Provided material:
* * * * *

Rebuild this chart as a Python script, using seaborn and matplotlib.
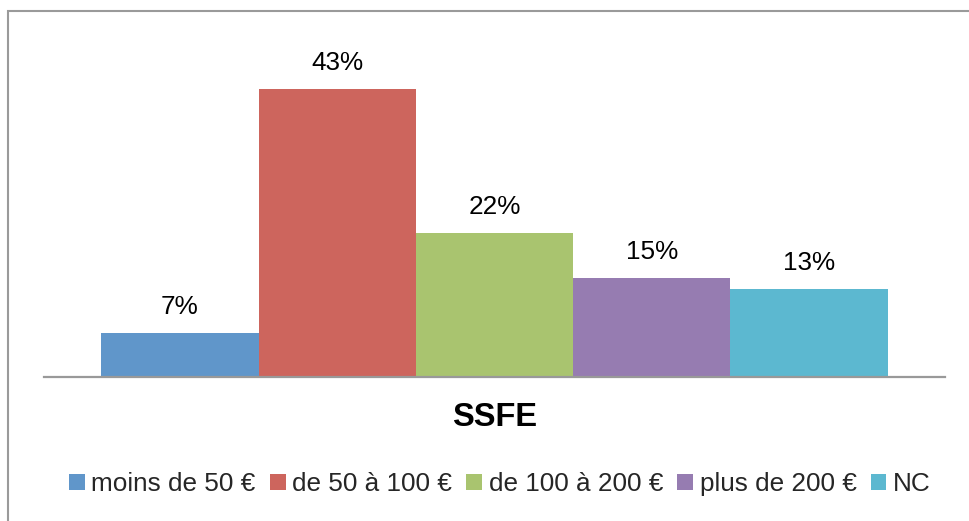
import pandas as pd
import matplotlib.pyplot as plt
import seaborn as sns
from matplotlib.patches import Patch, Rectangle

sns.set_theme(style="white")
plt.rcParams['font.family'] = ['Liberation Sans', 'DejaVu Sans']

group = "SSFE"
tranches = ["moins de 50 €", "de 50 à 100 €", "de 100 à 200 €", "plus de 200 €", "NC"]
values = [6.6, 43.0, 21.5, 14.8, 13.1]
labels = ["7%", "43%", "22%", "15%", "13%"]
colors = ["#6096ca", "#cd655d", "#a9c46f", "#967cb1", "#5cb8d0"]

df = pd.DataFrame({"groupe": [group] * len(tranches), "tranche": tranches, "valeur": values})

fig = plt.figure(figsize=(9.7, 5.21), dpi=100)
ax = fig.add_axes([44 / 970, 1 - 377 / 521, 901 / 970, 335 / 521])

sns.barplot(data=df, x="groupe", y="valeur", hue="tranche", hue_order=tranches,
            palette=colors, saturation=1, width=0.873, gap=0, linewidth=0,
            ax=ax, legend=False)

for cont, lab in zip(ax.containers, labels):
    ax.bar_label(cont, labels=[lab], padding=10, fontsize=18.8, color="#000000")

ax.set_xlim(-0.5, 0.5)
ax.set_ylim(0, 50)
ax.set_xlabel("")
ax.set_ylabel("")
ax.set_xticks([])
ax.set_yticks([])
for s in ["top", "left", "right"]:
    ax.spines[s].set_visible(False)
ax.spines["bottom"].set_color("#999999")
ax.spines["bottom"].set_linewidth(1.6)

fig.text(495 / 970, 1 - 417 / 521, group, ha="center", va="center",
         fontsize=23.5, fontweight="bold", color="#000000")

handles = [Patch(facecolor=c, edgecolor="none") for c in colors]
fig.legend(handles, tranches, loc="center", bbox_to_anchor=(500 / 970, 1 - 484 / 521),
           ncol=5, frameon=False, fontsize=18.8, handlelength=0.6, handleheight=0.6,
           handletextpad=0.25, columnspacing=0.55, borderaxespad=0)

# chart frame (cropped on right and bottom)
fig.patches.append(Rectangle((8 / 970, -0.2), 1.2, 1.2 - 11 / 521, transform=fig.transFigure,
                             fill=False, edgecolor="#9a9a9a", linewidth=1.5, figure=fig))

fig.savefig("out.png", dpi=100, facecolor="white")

* * * * *

Instruction: The data should be printed again unchanged; leave its pictures out.

Reply:
Rebuild this chart as a Python script, using seaborn and matplotlib.
import pandas as pd
import matplotlib.pyplot as plt
import seaborn as sns
from matplotlib.patches import Patch, Rectangle

sns.set_theme(style="white")
plt.rcParams['font.family'] = ['Liberation Sans', 'DejaVu Sans']

group = "SSFE"
tranches = ["moins de 50 €", "de 50 à 100 €", "de 100 à 200 €", "plus de 200 €", "NC"]
values = [6.6, 43.0, 21.5, 14.8, 13.1]
labels = ["7%", "43%", "22%", "15%", "13%"]
colors = ["#6096ca", "#cd655d", "#a9c46f", "#967cb1", "#5cb8d0"]

df = pd.DataFrame({"groupe": [group] * len(tranches), "tranche": tranches, "valeur": values})

fig = plt.figure(figsize=(9.7, 5.21), dpi=100)
ax = fig.add_axes([44 / 970, 1 - 377 / 521, 901 / 970, 335 / 521])

sns.barplot(data=df, x="groupe", y="valeur", hue="tranche", hue_order=tranches,
            palette=colors, saturation=1, width=0.873, gap=0, linewidth=0,
            ax=ax, legend=False)

for cont, lab in zip(ax.containers, labels):
    ax.bar_label(cont, labels=[lab], padding=10, fontsize=18.8, color="#000000")

ax.set_xlim(-0.5, 0.5)
ax.set_ylim(0, 50)
ax.set_xlabel("")
ax.set_ylabel("")
ax.set_xticks([])
ax.set_yticks([])
for s in ["top", "left", "right"]:
    ax.spines[s].set_visible(False)
ax.spines["bottom"].set_color("#999999")
ax.spines["bottom"].set_linewidth(1.6)

fig.text(495 / 970, 1 - 417 / 521, group, ha="center", va="center",
         fontsize=23.5, fontweight="bold", color="#000000")

handles = [Patch(facecolor=c, edgecolor="none") for c in colors]
fig.legend(handles, tranches, loc="center", bbox_to_anchor=(500 / 970, 1 - 484 / 521),
           ncol=5, frameon=False, fontsize=18.8, handlelength=0.6, handleheight=0.6,
           handletextpad=0.25, columnspacing=0.55, borderaxespad=0)

# chart frame (cropped on right and bottom)
fig.patches.append(Rectangle((8 / 970, -0.2), 1.2, 1.2 - 11 / 521, transform=fig.transFigure,
                             fill=False, edgecolor="#9a9a9a", linewidth=1.5, figure=fig))

fig.savefig("out.png", dpi=100, facecolor="white")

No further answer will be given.